• [PROBLEM REQUIREMENTS] Return the records word for word. Any pictures in them are not part of the copy.

• [PROVIDED ENTRIES]
————————

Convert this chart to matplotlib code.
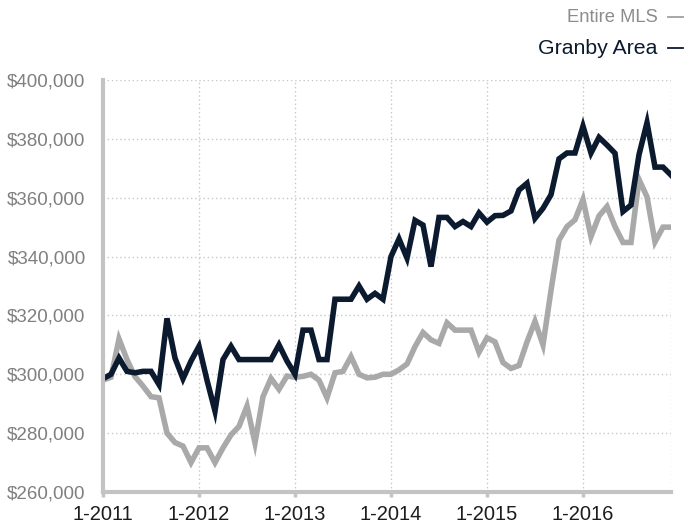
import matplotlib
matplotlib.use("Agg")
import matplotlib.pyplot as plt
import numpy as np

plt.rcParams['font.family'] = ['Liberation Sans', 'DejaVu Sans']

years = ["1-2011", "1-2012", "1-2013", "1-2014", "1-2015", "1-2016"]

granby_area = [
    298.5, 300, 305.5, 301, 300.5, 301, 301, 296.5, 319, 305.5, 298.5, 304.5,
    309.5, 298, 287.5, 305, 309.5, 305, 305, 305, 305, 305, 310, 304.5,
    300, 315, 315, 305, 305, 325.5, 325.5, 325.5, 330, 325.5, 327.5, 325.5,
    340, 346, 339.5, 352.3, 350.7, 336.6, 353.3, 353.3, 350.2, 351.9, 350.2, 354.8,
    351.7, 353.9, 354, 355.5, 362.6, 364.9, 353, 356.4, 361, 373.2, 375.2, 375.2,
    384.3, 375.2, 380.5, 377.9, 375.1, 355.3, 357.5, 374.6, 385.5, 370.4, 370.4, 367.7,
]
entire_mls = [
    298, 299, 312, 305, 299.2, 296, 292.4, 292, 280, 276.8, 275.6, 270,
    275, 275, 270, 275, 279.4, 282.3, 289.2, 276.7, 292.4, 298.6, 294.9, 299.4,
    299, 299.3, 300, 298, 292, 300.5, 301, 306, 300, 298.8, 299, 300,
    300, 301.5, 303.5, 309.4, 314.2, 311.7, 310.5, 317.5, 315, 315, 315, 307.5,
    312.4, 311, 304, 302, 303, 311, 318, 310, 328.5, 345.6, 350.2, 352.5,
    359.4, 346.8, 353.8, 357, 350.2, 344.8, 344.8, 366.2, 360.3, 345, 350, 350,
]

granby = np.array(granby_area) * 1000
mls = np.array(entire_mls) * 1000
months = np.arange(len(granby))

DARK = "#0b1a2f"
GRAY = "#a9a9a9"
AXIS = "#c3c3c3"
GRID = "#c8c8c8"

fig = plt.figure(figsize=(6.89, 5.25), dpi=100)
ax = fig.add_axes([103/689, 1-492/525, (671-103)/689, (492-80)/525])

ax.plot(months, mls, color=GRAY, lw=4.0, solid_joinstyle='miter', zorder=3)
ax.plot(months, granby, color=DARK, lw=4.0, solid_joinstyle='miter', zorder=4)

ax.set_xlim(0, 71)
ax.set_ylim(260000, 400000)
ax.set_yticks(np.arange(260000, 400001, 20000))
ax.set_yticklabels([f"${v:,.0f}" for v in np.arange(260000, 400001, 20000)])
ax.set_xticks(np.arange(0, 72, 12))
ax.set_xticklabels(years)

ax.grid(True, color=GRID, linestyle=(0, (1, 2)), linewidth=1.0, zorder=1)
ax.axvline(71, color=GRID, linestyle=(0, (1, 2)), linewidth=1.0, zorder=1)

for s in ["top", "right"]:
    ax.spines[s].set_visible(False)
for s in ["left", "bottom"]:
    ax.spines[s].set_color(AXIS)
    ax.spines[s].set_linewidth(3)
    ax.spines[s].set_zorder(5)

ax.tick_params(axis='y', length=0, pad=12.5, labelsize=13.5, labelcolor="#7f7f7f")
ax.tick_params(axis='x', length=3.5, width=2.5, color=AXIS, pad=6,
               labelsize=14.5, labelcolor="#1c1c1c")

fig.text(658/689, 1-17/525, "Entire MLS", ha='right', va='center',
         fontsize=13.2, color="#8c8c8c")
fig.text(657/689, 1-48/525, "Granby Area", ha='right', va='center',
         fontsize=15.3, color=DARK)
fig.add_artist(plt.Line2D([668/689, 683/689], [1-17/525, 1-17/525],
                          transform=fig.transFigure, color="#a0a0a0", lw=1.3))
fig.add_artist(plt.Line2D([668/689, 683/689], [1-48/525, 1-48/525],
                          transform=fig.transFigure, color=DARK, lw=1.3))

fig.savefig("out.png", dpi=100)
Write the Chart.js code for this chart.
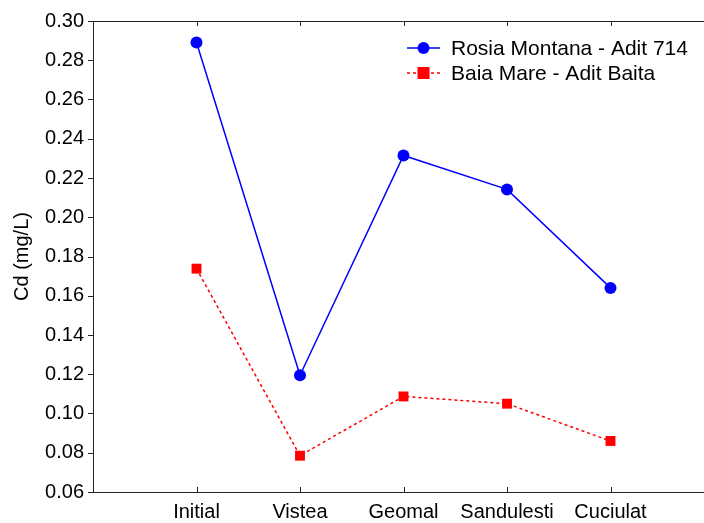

————————

• [TASK ANSWER]
Convert this chart to matplotlib code.
import matplotlib
matplotlib.use("Agg")
import matplotlib.pyplot as plt
import numpy as np

plt.rcParams['font.family'] = ['Liberation Sans', 'DejaVu Sans']

years = ["1-2011", "1-2012", "1-2013", "1-2014", "1-2015", "1-2016"]

granby_area = [
    298.5, 300, 305.5, 301, 300.5, 301, 301, 296.5, 319, 305.5, 298.5, 304.5,
    309.5, 298, 287.5, 305, 309.5, 305, 305, 305, 305, 305, 310, 304.5,
    300, 315, 315, 305, 305, 325.5, 325.5, 325.5, 330, 325.5, 327.5, 325.5,
    340, 346, 339.5, 352.3, 350.7, 336.6, 353.3, 353.3, 350.2, 351.9, 350.2, 354.8,
    351.7, 353.9, 354, 355.5, 362.6, 364.9, 353, 356.4, 361, 373.2, 375.2, 375.2,
    384.3, 375.2, 380.5, 377.9, 375.1, 355.3, 357.5, 374.6, 385.5, 370.4, 370.4, 367.7,
]
entire_mls = [
    298, 299, 312, 305, 299.2, 296, 292.4, 292, 280, 276.8, 275.6, 270,
    275, 275, 270, 275, 279.4, 282.3, 289.2, 276.7, 292.4, 298.6, 294.9, 299.4,
    299, 299.3, 300, 298, 292, 300.5, 301, 306, 300, 298.8, 299, 300,
    300, 301.5, 303.5, 309.4, 314.2, 311.7, 310.5, 317.5, 315, 315, 315, 307.5,
    312.4, 311, 304, 302, 303, 311, 318, 310, 328.5, 345.6, 350.2, 352.5,
    359.4, 346.8, 353.8, 357, 350.2, 344.8, 344.8, 366.2, 360.3, 345, 350, 350,
]

granby = np.array(granby_area) * 1000
mls = np.array(entire_mls) * 1000
months = np.arange(len(granby))

DARK = "#0b1a2f"
GRAY = "#a9a9a9"
AXIS = "#c3c3c3"
GRID = "#c8c8c8"

fig = plt.figure(figsize=(6.89, 5.25), dpi=100)
ax = fig.add_axes([103/689, 1-492/525, (671-103)/689, (492-80)/525])

ax.plot(months, mls, color=GRAY, lw=4.0, solid_joinstyle='miter', zorder=3)
ax.plot(months, granby, color=DARK, lw=4.0, solid_joinstyle='miter', zorder=4)

ax.set_xlim(0, 71)
ax.set_ylim(260000, 400000)
ax.set_yticks(np.arange(260000, 400001, 20000))
ax.set_yticklabels([f"${v:,.0f}" for v in np.arange(260000, 400001, 20000)])
ax.set_xticks(np.arange(0, 72, 12))
ax.set_xticklabels(years)

ax.grid(True, color=GRID, linestyle=(0, (1, 2)), linewidth=1.0, zorder=1)
ax.axvline(71, color=GRID, linestyle=(0, (1, 2)), linewidth=1.0, zorder=1)

for s in ["top", "right"]:
    ax.spines[s].set_visible(False)
for s in ["left", "bottom"]:
    ax.spines[s].set_color(AXIS)
    ax.spines[s].set_linewidth(3)
    ax.spines[s].set_zorder(5)

ax.tick_params(axis='y', length=0, pad=12.5, labelsize=13.5, labelcolor="#7f7f7f")
ax.tick_params(axis='x', length=3.5, width=2.5, color=AXIS, pad=6,
               labelsize=14.5, labelcolor="#1c1c1c")

fig.text(658/689, 1-17/525, "Entire MLS", ha='right', va='center',
         fontsize=13.2, color="#8c8c8c")
fig.text(657/689, 1-48/525, "Granby Area", ha='right', va='center',
         fontsize=15.3, color=DARK)
fig.add_artist(plt.Line2D([668/689, 683/689], [1-17/525, 1-17/525],
                          transform=fig.transFigure, color="#a0a0a0", lw=1.3))
fig.add_artist(plt.Line2D([668/689, 683/689], [1-48/525, 1-48/525],
                          transform=fig.transFigure, color=DARK, lw=1.3))

fig.savefig("out.png", dpi=100)
Write the Chart.js code for this chart.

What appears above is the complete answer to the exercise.